## Given instruction
Output nothing but the lines from the one with "Rebuild this chart as a component, using" through the one with "import * as d3 from 'd3'", including both. Leave the pictures out of the copy.

☆ ☆ ☆ ☆ ☆ ☆ ☆

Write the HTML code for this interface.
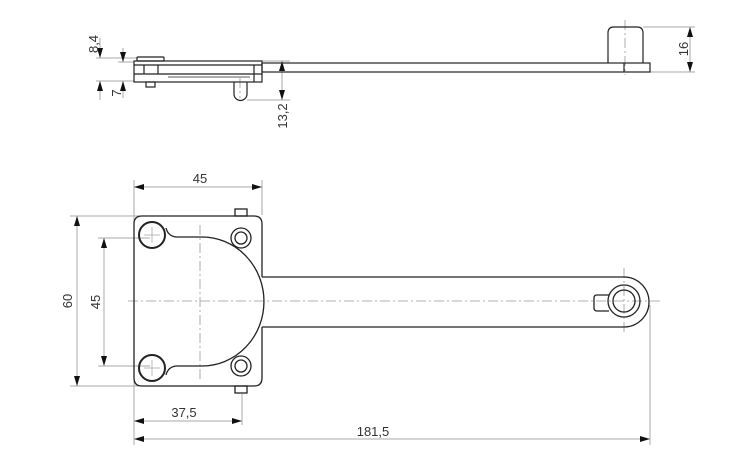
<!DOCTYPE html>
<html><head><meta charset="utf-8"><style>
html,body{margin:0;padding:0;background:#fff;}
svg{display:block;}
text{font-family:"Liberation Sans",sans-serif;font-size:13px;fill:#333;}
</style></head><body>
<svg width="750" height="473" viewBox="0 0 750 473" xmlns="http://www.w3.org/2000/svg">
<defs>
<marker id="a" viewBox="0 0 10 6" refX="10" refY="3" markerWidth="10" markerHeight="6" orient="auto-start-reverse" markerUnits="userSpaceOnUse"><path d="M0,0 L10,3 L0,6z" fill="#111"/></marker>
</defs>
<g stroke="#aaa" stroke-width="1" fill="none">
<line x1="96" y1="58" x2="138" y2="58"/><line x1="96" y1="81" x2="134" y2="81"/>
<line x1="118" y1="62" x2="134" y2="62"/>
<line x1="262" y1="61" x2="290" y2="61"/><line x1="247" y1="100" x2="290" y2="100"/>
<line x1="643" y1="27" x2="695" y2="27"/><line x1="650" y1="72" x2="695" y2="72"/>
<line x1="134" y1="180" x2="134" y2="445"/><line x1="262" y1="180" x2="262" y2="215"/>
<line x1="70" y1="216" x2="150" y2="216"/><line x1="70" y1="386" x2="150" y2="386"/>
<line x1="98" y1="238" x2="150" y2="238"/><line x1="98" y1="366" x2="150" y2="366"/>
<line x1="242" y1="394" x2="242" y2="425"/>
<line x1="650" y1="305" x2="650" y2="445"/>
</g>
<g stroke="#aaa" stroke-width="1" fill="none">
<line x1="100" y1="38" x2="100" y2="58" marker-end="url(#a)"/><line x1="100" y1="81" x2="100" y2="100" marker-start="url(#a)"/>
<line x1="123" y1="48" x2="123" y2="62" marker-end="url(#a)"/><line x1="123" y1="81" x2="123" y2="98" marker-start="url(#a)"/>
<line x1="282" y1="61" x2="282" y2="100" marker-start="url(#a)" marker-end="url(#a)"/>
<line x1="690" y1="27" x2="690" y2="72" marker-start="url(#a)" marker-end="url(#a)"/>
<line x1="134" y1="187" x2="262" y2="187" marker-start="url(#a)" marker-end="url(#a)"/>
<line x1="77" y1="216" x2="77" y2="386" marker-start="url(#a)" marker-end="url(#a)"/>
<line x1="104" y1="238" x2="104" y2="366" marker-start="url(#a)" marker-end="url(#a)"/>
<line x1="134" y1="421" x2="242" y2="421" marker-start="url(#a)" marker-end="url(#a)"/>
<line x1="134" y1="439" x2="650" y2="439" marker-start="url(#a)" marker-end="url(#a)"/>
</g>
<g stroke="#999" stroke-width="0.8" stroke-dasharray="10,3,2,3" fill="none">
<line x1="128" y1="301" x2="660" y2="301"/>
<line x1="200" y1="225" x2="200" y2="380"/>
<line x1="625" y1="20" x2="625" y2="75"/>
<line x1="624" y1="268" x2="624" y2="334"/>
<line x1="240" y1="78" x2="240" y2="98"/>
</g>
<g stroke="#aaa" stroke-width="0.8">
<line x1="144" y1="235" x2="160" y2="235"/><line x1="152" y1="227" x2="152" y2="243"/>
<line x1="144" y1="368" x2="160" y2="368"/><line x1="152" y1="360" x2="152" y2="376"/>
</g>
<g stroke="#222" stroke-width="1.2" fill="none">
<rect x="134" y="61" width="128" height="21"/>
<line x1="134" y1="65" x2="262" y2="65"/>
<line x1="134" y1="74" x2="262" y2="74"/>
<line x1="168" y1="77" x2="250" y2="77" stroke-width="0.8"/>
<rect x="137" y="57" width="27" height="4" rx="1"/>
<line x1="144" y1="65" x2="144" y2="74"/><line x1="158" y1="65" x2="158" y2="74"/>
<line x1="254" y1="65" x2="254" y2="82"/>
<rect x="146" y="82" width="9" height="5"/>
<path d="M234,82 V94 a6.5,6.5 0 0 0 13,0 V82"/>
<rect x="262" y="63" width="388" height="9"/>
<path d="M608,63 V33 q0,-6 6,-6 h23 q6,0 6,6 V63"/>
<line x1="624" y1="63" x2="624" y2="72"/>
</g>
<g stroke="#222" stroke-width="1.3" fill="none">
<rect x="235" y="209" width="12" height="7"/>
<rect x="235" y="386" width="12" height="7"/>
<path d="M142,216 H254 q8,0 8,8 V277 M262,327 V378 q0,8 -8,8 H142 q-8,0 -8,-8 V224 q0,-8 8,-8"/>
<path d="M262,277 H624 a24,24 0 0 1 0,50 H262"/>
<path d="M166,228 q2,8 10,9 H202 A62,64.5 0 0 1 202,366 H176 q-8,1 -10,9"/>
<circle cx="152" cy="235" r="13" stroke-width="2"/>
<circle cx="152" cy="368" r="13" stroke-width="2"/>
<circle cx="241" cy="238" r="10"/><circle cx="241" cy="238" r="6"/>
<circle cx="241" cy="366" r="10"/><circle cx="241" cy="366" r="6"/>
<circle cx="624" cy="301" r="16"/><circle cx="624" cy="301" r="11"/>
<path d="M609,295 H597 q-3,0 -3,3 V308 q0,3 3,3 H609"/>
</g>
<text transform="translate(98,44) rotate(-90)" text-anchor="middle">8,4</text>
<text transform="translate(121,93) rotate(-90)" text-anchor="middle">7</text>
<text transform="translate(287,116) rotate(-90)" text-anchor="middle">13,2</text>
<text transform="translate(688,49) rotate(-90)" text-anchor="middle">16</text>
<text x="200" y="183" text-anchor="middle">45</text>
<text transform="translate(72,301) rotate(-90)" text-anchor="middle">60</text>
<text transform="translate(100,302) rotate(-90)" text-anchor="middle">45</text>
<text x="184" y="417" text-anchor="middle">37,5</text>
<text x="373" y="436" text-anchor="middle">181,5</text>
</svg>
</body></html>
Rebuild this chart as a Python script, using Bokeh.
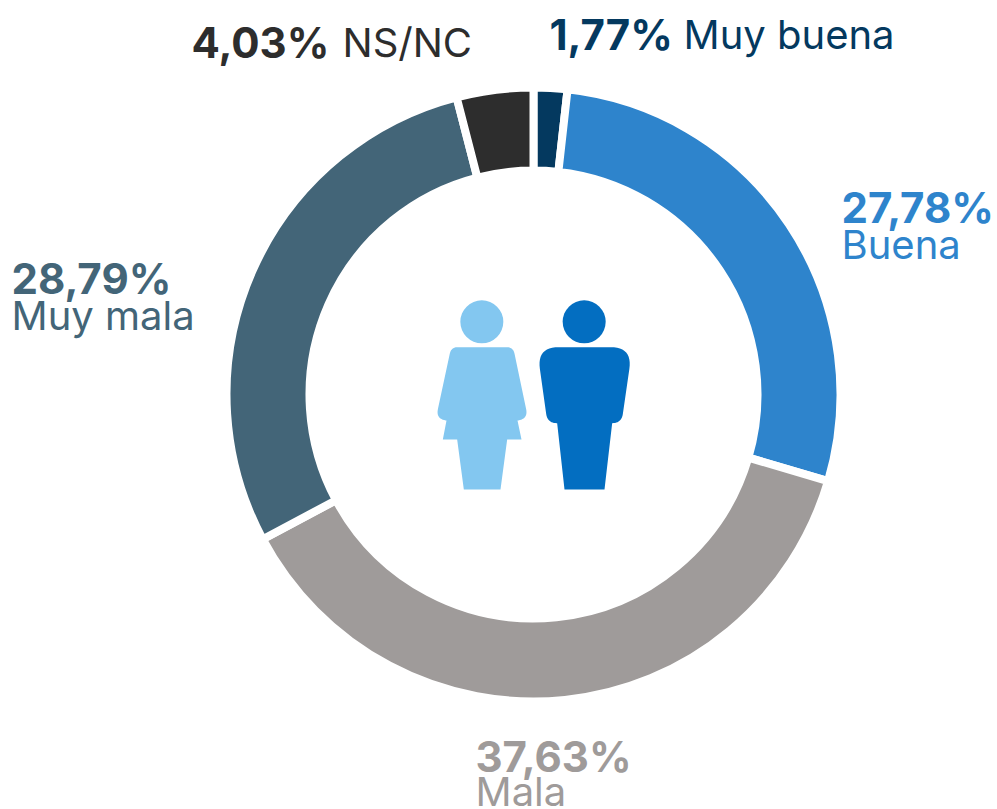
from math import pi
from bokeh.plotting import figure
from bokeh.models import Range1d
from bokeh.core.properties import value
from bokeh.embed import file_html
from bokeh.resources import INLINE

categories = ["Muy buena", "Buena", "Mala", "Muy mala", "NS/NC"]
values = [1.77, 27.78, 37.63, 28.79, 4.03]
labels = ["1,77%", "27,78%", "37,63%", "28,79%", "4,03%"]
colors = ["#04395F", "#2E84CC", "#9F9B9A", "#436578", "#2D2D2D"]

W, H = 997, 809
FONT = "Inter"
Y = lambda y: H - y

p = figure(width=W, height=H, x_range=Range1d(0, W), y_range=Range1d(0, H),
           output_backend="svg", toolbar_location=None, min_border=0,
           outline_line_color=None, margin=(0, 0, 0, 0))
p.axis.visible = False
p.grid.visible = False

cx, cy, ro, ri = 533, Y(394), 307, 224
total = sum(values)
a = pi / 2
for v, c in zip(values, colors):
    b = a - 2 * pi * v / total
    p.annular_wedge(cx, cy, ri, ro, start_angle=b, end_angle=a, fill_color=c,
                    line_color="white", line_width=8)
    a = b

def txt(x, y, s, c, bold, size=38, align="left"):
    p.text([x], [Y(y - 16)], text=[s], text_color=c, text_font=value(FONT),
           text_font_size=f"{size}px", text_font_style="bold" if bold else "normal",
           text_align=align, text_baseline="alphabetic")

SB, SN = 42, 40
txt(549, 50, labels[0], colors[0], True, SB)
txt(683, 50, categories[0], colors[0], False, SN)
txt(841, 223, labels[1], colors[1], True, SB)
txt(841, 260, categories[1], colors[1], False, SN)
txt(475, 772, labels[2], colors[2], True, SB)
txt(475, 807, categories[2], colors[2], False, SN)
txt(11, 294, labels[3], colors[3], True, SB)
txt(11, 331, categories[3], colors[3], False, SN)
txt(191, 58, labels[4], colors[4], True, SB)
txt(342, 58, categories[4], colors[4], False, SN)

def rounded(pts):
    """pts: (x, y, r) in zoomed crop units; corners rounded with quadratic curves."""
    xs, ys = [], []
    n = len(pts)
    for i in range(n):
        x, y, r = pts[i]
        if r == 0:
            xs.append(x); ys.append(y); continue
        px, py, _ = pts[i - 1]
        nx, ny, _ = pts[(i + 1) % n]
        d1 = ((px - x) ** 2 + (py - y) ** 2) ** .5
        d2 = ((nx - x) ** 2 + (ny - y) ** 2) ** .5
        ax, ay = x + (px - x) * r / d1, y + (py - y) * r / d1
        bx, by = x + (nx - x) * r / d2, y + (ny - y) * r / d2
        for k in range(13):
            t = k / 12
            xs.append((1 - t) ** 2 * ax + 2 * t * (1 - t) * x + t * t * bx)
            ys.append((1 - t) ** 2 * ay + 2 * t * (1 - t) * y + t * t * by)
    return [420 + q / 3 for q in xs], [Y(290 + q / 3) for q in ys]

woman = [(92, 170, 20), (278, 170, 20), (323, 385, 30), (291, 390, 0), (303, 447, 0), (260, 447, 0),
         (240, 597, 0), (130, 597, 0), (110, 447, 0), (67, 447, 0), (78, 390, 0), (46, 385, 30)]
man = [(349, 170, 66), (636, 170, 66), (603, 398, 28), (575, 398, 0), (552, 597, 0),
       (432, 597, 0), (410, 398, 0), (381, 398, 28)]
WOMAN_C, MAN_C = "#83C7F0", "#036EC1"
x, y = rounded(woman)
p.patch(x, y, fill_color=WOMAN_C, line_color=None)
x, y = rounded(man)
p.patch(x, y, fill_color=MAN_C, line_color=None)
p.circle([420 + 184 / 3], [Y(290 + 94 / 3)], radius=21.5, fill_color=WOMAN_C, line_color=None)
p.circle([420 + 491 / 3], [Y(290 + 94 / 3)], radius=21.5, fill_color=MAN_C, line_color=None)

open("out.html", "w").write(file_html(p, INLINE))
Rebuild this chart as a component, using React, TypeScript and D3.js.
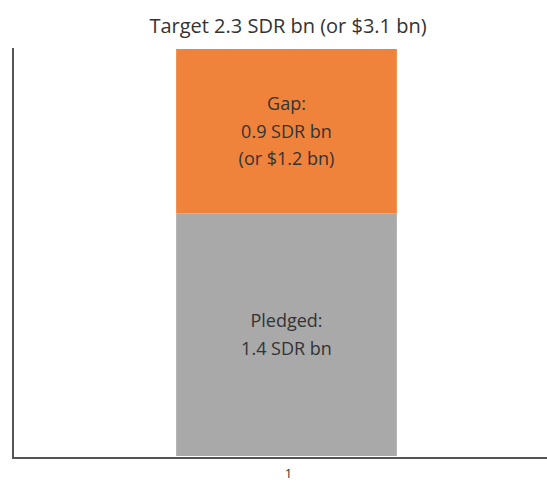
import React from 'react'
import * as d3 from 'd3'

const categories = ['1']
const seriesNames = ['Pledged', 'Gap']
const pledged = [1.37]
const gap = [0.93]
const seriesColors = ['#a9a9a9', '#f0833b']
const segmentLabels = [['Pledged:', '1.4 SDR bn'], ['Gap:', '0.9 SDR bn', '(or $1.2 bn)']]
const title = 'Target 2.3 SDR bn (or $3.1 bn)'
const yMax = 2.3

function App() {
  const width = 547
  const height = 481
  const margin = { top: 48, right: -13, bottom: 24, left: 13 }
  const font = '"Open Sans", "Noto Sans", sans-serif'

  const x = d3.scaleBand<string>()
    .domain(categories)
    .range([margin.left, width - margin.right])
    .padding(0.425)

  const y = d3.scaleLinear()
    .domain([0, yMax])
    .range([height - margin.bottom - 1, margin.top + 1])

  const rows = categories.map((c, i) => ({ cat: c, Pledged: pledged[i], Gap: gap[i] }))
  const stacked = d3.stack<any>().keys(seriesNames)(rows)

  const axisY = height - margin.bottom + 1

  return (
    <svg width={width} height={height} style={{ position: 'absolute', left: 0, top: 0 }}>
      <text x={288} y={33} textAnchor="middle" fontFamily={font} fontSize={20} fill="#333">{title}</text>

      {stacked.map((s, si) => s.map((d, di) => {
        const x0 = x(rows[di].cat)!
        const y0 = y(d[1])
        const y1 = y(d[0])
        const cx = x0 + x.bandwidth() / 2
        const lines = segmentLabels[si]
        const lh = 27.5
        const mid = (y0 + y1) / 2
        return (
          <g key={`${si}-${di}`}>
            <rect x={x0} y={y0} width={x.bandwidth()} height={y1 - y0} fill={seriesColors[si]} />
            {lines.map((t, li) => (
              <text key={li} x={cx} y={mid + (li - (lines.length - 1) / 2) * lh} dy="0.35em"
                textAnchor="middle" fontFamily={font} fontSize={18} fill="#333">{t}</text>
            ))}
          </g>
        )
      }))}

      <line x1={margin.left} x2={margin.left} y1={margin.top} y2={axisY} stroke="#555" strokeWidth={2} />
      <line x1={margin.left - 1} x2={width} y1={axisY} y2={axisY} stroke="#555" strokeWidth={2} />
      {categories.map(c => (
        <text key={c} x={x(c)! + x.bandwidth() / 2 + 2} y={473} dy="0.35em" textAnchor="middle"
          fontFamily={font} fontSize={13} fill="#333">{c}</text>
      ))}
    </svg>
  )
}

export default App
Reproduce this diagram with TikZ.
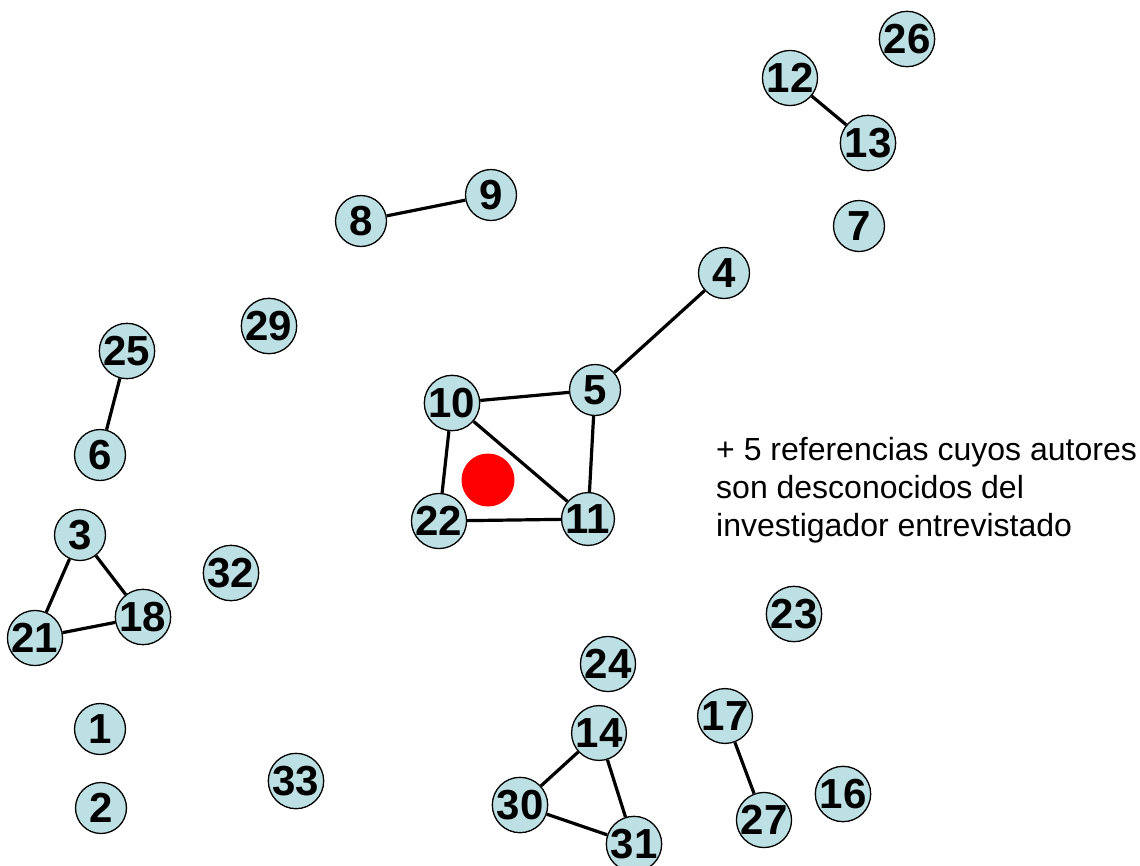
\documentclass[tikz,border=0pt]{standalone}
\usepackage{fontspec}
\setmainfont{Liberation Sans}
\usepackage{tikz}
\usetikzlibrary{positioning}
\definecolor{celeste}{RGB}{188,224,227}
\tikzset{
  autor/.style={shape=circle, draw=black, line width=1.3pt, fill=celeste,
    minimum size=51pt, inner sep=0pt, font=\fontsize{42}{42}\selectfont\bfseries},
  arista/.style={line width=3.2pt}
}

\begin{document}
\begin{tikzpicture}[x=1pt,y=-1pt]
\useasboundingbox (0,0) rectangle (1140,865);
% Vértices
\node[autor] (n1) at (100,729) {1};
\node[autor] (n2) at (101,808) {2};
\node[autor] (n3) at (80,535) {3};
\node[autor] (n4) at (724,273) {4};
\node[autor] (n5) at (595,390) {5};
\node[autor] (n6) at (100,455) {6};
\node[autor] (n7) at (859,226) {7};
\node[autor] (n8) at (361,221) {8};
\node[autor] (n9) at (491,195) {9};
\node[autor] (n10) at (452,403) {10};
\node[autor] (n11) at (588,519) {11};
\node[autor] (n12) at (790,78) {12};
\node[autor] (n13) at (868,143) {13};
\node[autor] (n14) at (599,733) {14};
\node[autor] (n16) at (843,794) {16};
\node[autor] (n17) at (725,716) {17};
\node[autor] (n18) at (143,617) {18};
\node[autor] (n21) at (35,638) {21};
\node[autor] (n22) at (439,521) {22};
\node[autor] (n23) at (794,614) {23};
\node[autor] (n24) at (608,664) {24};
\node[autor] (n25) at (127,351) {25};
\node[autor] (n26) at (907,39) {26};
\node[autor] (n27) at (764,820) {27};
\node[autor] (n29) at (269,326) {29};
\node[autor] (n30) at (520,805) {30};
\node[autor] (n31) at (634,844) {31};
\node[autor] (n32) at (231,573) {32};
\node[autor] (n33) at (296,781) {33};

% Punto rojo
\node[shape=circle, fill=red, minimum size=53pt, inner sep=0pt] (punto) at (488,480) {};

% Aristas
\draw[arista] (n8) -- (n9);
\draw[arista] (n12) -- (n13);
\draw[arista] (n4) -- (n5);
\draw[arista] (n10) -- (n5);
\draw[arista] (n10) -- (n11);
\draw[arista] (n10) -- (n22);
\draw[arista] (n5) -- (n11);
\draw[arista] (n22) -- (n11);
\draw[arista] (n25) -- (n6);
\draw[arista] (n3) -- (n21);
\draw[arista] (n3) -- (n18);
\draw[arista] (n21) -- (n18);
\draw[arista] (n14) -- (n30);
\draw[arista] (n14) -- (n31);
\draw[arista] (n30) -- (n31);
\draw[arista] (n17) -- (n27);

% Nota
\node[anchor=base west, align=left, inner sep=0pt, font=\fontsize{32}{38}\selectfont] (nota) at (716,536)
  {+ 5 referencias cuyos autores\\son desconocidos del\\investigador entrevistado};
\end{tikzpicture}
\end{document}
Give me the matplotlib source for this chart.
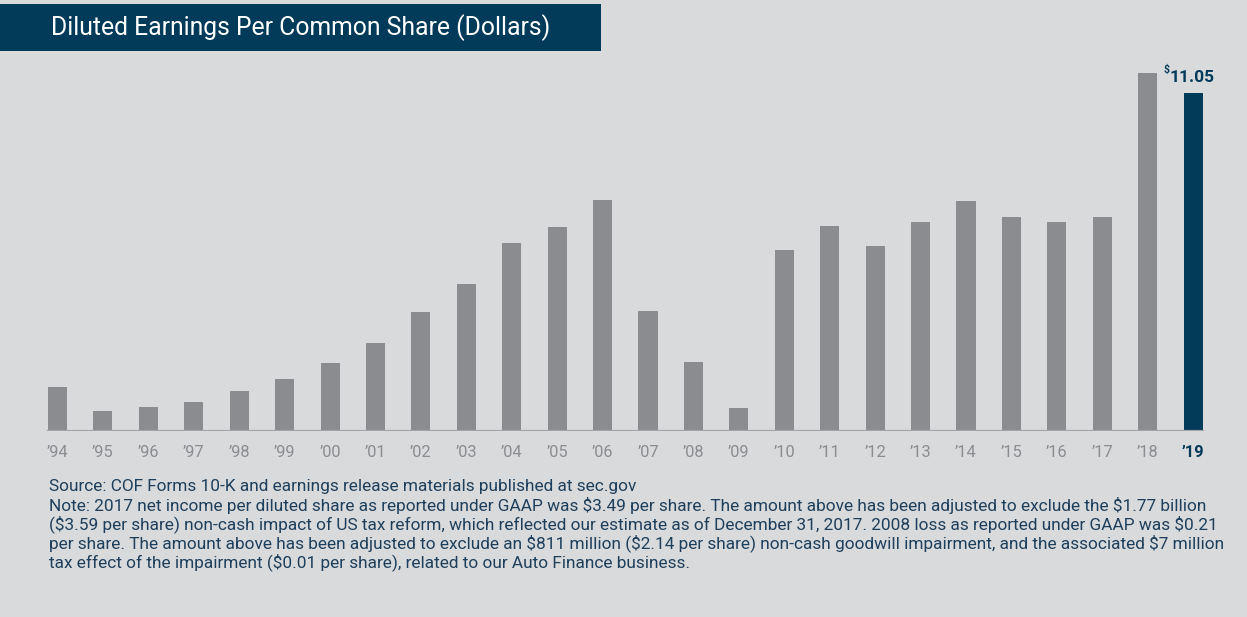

☆ ☆ ☆ ☆ ☆ ☆ ☆

## Finished answer
Rebuild this chart as a component, using React, TypeScript and D3.js.
import React from 'react'
import * as d3 from 'd3'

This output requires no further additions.